Current estimates from the Committee for a Responsible Federal Budget indicate that, when combined, these committees have produced net deficit reduction of about $213 billion. While significant, that total falls about $1.5 trillion short of the target of offsetting the cost of the tax cuts by $1.7 trillion. Where will the rest of the debt reduction come from?
The largest debt reduction component in the House reconciliation instructions is an $880 billion, 10-year spending reduction assigned to the Energy & Commerce committee. This is the committee with jurisdiction over the Medicaid program, which is the only program the committee oversees that is large enough to absorb cuts of this magnitude. Energy & Commerce also has jurisdiction over portions of Medicare, which has been excluded from proposed reconciliation cuts so far. There is considerable disagreement among Republicans about the size and structure of potential Medicaid cuts. The House leadership is looking at the week of May 12 for the Energy and Commerce committee to finalize the Medicaid proposals, though that timeline could get pushed back further.
House leadership also wants the Agriculture committee to lock in its $230 billion in budget reductions by May 12, which could largely come from the Supplemental Nutrition Assistance Program (SNAP – also known as food stamps). In sum, the details of over $1.1 trillion of the budget reductions called for in the House reconciliation instructions are scheduled to be identified over the next two weeks with the focus on two politically popular pillars of the social safety net – Medicaid and food stamps.
Finally, the House Reconciliation instructions include $498 billion in unspecified cuts in order to meet the deficit increase target of $2.8 trillion.
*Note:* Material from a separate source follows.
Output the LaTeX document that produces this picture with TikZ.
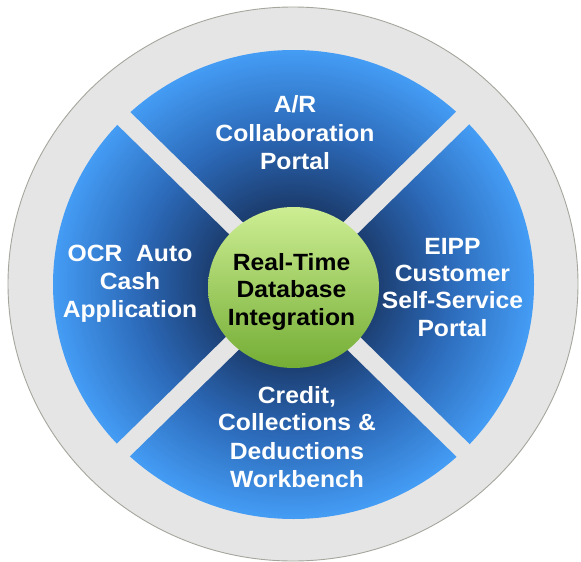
\documentclass[tikz,border=0pt]{standalone}
\usepackage{fontspec}
\setmainfont{Liberation Sans}[FakeStretch=1.05]
\definecolor{ringgray}{HTML}{E5E5E5}
\definecolor{ringedge}{HTML}{A6A69E}
\definecolor{bD}{HTML}{1B3D6F}
\definecolor{bM}{HTML}{2C6AB9}
\definecolor{bL}{HTML}{449CF4}
\definecolor{gTop}{HTML}{CDEE93}
\definecolor{gMid}{HTML}{A9D66A}
\definecolor{gBot}{HTML}{74AD35}
\tikzset{
  lbl/.style={anchor=base, inner sep=0pt, text=white, font=\fontsize{23.5}{28}\selectfont\bfseries},
  clbl/.style={lbl, text=black},
  band/.style={draw=ringgray, line width=18pt},
}
\begin{document}
\begin{tikzpicture}[x=1pt, y=-1pt]
\useasboundingbox (0,0) rectangle (581,562);
\fill[white] (0,0) rectangle (581,562);
% outer ring
\filldraw[fill=ringgray, draw=ringedge, line width=0.9pt] (293,284) ellipse [x radius=285, y radius=277];
% blue disc: radial gradient from light rim to dark centre
\foreach \i in {0,...,70} {
  \pgfmathsetmacro\f{1-\i*0.68/70}
  \pgfmathsetmacro\p{\f>=0.66 ? (\f-0.66)/0.34*100 : max(0,(\f-0.34)/0.32*100)}
  \ifdim\f pt<0.66pt
    \fill[bM!\p!bD] (293.5,284.5) ellipse [x radius=240.5*\f, y radius=234.5*\f];
  \else
    \fill[bL!\p!bM] (293.5,284.5) ellipse [x radius=240.5*\f, y radius=234.5*\f];
  \fi
}
% gaps
\coordinate (c) at (293,284);
\coordinate (ul) at (107,102);
\coordinate (ur) at (479,102);
\coordinate (ll) at (107,466);
\coordinate (lr) at (479,466);
\draw[band] (ul) -- (lr);
\draw[band] (ur) -- (ll);
% green hub
\shade[top color=gTop, middle color=gMid, bottom color=gBot] (293.5,287.5) ellipse [x radius=85.5, y radius=80.5];
% top
\node[lbl] (t1) at (295,112.7) {A/R};
\node[lbl] (t2) at (295,141) {Collaboration};
\node[lbl] (t3) at (295,169) {Portal};
% right
\node[lbl] (r1) at (452.5,254.3) {EIPP};
\node[lbl] (r2) at (452.5,281.7) {Customer};
\node[lbl] (r3) at (452.5,308.3) {Self-Service};
\node[lbl] (r4) at (452.5,336) {Portal};
% left
\node[lbl] (l1) at (130,261.7) {OCR\ \ Auto};
\node[lbl] (l2) at (130,289.7) {Cash};
\node[lbl] (l3) at (130,317.3) {Application};
% bottom
\node[lbl] (b1) at (297,403.4) {Credit,};
\node[lbl] (b2) at (297,430.3) {Collections \&};
\node[lbl] (b3) at (297,459) {Deductions};
\node[lbl] (b4) at (297,487.6) {Workbench};
% center
\node[clbl] (c1) at (291.5,270) {Real-Time};
\node[clbl] (c2) at (291.5,297.7) {Database};
\node[clbl] (c3) at (291.5,325) {Integration};
\end{tikzpicture}
\end{document}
Unspecified cuts are a common budget gimmick that make budget plans appear more fiscally responsible. If these reductions are not fully identified, then the House reconciliation package will potentially increase the deficit by more than $3 trillion.
Returning to the revenue side of the budget ledger, the House Ways and Means committee is also targeting the week of May 12 to finalize the $4.5 trillion in tax cuts. The cost of the tax bill could increase, further driving up the debt, if additional provisions that have been discussed are included in the bill such as no tax on tips, no tax on overtime or reducing taxes on social security benefits.
While there is broad support among Republicans for extending most of the 2017 tax cuts, there are some provisions that are generating debate. The most contentious provision among Republicans is the extension of the $10,000 cap on the deduction of state and local taxes (commonly known as the SALT deduction). The SALT deduction cap was included in the 2017 tax cut legislation to reduce the overall cost of the bill. Removing the SALT deduction cap is a priority for Republicans from states with high state and local taxes, such as California and New York. According to the Committee for a Responsible Federal Budget, eliminating the SALT deduction cap would cost an additional $1.2 trillion over ten years.
Overall, with substantially different deficit limits for the House ($2.8 trillion) and Senate ($5.8 trillion), there are several areas of risk that could bring the cost of the House actions closer to the Senate number including: not meeting the large expenditure reduction targets for Medicaid and SNAP, failing to identify $500 billion in unspecified cuts, adding new tax reductions, and modifying the or eliminating the SALT deduction cap.